● SOURCE RECORDS:
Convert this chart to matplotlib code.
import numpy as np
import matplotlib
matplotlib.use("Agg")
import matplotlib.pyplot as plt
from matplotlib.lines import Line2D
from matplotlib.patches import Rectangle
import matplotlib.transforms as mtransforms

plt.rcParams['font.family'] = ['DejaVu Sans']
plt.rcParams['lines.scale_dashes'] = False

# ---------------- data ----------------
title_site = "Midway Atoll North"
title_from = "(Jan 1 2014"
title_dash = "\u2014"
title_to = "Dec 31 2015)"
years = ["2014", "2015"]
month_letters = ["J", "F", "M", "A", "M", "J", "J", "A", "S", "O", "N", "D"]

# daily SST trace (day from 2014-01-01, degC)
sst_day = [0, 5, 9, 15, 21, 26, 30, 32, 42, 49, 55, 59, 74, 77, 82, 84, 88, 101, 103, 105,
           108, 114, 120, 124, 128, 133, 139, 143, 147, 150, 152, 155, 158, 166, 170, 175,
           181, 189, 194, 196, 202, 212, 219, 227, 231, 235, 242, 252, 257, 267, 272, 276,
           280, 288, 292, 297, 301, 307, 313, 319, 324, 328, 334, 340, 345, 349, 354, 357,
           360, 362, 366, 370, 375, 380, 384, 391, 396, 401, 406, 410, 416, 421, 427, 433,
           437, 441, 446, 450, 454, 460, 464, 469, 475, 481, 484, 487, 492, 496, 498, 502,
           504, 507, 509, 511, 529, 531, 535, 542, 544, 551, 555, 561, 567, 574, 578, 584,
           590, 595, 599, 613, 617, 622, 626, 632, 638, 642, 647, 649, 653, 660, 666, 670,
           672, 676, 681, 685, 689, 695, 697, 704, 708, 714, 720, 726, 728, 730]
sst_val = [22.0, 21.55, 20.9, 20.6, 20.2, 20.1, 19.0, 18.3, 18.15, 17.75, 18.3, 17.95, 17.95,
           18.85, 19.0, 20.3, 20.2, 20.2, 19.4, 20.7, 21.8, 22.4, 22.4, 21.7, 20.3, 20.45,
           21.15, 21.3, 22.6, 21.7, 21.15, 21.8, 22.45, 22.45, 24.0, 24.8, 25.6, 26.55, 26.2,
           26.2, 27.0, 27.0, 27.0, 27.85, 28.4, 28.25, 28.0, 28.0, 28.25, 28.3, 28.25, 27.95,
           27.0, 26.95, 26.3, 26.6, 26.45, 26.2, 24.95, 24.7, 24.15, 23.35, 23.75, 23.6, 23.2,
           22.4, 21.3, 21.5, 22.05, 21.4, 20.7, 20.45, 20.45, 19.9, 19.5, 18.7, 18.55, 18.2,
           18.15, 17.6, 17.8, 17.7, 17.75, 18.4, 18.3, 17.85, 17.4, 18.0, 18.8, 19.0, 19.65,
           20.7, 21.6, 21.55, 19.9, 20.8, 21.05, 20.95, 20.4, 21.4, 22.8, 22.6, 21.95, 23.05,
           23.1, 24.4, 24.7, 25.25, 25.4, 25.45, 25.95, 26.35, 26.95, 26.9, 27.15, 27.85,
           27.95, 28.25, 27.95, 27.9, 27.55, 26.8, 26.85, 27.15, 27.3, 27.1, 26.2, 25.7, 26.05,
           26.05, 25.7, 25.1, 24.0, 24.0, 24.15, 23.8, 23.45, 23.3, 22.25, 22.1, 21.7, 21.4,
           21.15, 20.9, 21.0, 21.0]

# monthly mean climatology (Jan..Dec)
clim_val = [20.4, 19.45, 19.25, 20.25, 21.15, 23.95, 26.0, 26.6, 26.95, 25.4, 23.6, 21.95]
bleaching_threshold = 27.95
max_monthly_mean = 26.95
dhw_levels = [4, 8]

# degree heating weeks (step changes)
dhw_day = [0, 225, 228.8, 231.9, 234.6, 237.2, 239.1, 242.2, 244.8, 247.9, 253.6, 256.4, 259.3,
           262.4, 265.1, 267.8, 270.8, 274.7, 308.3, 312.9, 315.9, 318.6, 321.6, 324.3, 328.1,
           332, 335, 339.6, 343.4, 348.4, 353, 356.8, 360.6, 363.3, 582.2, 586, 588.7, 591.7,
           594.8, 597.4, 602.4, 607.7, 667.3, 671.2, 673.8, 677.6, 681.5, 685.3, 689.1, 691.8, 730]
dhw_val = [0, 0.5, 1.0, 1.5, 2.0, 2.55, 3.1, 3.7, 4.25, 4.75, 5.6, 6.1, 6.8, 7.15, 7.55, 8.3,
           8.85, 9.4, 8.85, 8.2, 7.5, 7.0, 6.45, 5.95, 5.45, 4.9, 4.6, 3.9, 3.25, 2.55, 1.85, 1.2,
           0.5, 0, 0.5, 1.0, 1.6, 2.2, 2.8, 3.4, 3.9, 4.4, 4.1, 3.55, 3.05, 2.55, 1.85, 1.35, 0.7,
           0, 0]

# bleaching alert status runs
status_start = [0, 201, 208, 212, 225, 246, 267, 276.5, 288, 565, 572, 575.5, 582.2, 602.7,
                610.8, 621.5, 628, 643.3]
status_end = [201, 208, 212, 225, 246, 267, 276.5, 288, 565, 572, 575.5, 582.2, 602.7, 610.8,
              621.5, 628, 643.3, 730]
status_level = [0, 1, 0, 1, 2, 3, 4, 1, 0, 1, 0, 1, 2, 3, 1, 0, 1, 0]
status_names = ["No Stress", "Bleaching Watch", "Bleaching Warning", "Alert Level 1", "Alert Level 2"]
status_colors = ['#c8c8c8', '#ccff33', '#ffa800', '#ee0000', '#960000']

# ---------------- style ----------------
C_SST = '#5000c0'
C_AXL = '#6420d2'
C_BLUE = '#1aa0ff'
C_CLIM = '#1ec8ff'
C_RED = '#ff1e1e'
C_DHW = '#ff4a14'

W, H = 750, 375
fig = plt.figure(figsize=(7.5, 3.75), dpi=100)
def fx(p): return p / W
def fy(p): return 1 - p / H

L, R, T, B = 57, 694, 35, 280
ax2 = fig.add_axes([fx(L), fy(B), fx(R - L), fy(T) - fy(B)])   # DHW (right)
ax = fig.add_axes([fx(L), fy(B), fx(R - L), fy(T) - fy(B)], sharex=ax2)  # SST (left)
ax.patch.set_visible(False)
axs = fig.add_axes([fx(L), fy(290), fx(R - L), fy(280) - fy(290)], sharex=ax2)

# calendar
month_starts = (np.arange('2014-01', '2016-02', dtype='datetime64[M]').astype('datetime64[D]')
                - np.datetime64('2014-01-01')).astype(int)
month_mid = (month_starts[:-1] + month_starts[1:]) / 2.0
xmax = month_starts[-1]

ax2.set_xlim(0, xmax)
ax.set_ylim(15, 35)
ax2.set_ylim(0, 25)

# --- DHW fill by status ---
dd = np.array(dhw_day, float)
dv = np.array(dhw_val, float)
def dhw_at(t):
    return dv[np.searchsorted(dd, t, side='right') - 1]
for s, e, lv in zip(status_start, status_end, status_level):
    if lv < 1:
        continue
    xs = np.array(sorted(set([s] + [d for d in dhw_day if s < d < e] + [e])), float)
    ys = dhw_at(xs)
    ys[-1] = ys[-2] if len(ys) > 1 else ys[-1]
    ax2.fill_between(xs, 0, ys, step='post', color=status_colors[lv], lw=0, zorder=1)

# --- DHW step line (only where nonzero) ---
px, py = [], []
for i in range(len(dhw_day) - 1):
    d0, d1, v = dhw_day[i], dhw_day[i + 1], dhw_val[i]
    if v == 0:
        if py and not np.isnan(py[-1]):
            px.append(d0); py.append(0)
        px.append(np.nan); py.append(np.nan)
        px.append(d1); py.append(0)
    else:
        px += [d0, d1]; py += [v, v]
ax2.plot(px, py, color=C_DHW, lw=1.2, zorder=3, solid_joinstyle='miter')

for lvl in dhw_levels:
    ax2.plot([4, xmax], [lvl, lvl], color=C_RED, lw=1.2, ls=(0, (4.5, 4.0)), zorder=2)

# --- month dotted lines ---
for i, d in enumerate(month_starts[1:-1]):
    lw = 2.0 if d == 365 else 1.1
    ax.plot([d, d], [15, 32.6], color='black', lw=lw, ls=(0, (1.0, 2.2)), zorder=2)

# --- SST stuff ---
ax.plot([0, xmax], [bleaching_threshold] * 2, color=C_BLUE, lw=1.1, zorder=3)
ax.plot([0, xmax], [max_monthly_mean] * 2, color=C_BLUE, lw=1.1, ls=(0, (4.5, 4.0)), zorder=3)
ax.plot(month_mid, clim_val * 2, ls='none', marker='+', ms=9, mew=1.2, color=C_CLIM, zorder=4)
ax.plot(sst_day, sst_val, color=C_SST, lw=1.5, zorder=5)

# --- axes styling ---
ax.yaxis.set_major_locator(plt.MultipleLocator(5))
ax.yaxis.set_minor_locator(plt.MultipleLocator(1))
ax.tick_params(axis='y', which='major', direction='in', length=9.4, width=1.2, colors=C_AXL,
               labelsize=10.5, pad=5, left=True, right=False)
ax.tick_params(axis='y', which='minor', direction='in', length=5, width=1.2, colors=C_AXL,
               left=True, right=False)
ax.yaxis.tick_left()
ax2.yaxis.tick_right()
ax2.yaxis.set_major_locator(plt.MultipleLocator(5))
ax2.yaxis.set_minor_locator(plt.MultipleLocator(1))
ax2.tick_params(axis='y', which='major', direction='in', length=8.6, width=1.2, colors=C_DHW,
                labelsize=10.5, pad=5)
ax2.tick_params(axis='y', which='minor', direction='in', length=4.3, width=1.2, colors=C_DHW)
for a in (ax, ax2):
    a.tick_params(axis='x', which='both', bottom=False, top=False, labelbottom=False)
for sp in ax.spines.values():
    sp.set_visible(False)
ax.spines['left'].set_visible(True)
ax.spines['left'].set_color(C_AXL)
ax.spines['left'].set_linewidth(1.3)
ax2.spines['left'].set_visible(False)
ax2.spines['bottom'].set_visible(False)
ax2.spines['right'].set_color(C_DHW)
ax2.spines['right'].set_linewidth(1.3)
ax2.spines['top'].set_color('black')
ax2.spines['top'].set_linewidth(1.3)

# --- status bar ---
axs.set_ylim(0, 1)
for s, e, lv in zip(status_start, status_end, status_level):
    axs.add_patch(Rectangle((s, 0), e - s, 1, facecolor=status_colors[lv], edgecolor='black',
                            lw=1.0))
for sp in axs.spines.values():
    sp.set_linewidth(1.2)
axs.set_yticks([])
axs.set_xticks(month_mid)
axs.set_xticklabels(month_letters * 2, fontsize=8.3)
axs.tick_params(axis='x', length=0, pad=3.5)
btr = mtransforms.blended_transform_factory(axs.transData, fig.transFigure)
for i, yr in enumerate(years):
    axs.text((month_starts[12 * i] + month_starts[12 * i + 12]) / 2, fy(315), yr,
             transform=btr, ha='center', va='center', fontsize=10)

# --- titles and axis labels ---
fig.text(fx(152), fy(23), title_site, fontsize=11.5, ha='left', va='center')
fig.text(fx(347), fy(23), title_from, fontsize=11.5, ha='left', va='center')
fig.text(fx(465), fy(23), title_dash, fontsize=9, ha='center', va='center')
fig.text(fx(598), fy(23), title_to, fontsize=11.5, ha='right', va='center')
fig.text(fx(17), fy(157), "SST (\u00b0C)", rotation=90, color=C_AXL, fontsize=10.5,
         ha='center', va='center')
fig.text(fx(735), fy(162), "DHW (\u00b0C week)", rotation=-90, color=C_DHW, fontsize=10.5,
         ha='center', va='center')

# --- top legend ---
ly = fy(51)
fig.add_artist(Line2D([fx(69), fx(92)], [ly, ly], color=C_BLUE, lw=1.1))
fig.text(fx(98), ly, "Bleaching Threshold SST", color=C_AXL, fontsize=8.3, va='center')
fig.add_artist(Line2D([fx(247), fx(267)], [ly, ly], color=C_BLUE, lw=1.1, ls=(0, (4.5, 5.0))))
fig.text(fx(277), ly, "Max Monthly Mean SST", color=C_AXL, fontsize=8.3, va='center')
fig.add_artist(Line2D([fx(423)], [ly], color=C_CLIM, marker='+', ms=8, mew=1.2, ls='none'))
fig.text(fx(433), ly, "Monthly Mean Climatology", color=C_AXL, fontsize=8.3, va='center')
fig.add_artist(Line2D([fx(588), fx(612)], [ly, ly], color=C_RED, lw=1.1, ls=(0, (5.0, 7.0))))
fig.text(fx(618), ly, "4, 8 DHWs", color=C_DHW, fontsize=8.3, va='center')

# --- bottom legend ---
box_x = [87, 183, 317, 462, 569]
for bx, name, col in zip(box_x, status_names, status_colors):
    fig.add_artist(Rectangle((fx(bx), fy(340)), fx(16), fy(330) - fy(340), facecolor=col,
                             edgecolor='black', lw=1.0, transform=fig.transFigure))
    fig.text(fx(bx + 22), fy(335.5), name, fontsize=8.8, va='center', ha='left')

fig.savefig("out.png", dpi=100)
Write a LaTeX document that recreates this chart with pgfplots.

● PROBLEM DETAILS:
Restate, please, word for word the span of records running from the first line to the line bearing "plt.rcParams['lines.scale_dashes'] = False", both included, and nothing outside it.

● RESPONSE TO THIS EXERCISE:
Convert this chart to matplotlib code.
import numpy as np
import matplotlib
matplotlib.use("Agg")
import matplotlib.pyplot as plt
from matplotlib.lines import Line2D
from matplotlib.patches import Rectangle
import matplotlib.transforms as mtransforms

plt.rcParams['font.family'] = ['DejaVu Sans']
plt.rcParams['lines.scale_dashes'] = False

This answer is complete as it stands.